Case-Shiller Home Prices Rise Over 5% YoY To 7 Year High

Despite stagnating incomes, record low home-ownership, surging interest rates, and stalling employment data, home-prices in America rose 5.04% YoY in March - the biggest jump since August - as overseas money floods into American real estate and crushes the affordability dream for Hillary's 'everyday American'. No surprise, San Francisco and Denver reported the highest year-over-year gains, with price increases of 10.3% and 10.0%, respectively, over the last 12 months. This is the highest home price index since Feb 2008.

Biggest YoY gain since August...

 

Pushed prices to their highest sicne Feb 2008...

 

A more detailed breakdown of the Sequential...

 

... and Y/Y data:

From the March data:

Both the 10-City and 20-City Composites saw year-over-year increases in March. The 10-City Composite gained 4.7% year-over-year, while the 20-City Composite gained 5.0% year-over-year. The S&P/Case-Shiller U.S. National Home Price Index, covering all nine U.S. census divisions, recorded a 4.1% annual gain in March 2015 versus a 4.2% increase in February 2015.

 

San Francisco and Denver reported the highest year-over-year gains, with price increases of 10.3% and 10.0%, respectively, over the last 12 months. San Francisco’s 10.3% annual gain is its first double digit year-over-year increase since July 2014. Dallas reported a 9.3% year-over-year gain to round out the top three cities. Ten cities reported higher price increases in the year ended March 2015 over the year ended February 2015. Tampa led the way with a reported increase of 1.4%. Ten cities saw their prices decrease annually, led by Cleveland, down 1.2% in the year ending March 2015.

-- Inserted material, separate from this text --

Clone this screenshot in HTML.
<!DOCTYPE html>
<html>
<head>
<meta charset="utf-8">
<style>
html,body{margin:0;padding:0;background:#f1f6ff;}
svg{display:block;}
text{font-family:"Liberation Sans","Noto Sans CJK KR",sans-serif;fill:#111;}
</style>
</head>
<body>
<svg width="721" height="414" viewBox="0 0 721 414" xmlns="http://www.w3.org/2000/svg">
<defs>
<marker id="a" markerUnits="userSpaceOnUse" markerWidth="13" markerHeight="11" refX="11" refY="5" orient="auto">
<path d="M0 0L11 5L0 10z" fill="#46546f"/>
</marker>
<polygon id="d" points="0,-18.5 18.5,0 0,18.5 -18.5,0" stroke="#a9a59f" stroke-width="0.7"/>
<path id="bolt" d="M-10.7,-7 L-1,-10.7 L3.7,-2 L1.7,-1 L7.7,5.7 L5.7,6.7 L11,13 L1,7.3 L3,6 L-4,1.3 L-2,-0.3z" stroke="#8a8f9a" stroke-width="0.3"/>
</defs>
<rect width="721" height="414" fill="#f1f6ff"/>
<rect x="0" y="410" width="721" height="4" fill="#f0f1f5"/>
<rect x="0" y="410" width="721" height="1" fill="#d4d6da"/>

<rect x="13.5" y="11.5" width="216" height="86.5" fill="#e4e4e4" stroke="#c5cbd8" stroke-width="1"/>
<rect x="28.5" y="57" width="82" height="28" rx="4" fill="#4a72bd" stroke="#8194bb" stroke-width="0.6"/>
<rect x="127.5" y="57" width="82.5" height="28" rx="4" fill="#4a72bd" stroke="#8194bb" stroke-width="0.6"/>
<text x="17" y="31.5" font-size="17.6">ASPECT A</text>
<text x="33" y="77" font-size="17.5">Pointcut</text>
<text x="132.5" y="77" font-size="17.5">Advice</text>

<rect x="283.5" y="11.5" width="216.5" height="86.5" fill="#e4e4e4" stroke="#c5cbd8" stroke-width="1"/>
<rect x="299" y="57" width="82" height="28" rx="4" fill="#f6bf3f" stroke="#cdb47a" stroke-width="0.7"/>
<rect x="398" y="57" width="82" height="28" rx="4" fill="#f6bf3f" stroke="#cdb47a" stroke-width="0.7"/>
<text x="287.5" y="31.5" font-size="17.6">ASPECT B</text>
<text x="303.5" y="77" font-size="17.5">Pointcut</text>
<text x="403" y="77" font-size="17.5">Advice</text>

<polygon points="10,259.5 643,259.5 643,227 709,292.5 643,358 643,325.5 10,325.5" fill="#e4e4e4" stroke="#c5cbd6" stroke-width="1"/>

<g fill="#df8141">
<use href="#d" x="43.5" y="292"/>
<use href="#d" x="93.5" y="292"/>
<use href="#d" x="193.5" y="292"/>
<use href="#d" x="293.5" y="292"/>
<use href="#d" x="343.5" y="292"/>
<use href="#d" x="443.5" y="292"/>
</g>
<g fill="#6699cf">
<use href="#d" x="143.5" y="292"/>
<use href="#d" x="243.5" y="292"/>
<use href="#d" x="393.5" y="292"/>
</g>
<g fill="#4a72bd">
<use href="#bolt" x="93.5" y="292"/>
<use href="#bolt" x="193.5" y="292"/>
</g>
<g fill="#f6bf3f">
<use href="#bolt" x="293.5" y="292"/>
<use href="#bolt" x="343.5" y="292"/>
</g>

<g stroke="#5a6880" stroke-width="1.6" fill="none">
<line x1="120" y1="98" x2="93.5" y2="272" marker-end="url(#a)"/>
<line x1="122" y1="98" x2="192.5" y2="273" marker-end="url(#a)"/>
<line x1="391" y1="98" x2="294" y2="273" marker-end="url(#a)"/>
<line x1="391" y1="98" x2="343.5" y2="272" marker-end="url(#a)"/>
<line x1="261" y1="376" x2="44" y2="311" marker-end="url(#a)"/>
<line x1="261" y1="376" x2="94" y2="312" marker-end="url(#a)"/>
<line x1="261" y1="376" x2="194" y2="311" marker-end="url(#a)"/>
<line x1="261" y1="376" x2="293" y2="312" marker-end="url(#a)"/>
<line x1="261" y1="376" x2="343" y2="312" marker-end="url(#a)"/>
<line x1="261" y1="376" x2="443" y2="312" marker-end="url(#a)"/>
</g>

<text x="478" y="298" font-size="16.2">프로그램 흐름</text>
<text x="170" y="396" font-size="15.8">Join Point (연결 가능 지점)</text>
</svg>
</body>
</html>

This is where the biggest price appreciation was according to Case Shiller: it appears that as a result of the unprecedented second dot com bubble and China's relapse in its credit ways, San Francisco is once again back at the forefront of all major gains in the US, with home prices rising 3.0% in March, followed by 2.3% in Seattle.

 

But before this "good news" is seen as too good, at the same time the FHFA reported that its house price index in March rose 0.3%, below the 0.7% expected, and below the 0.7% increase posted last month.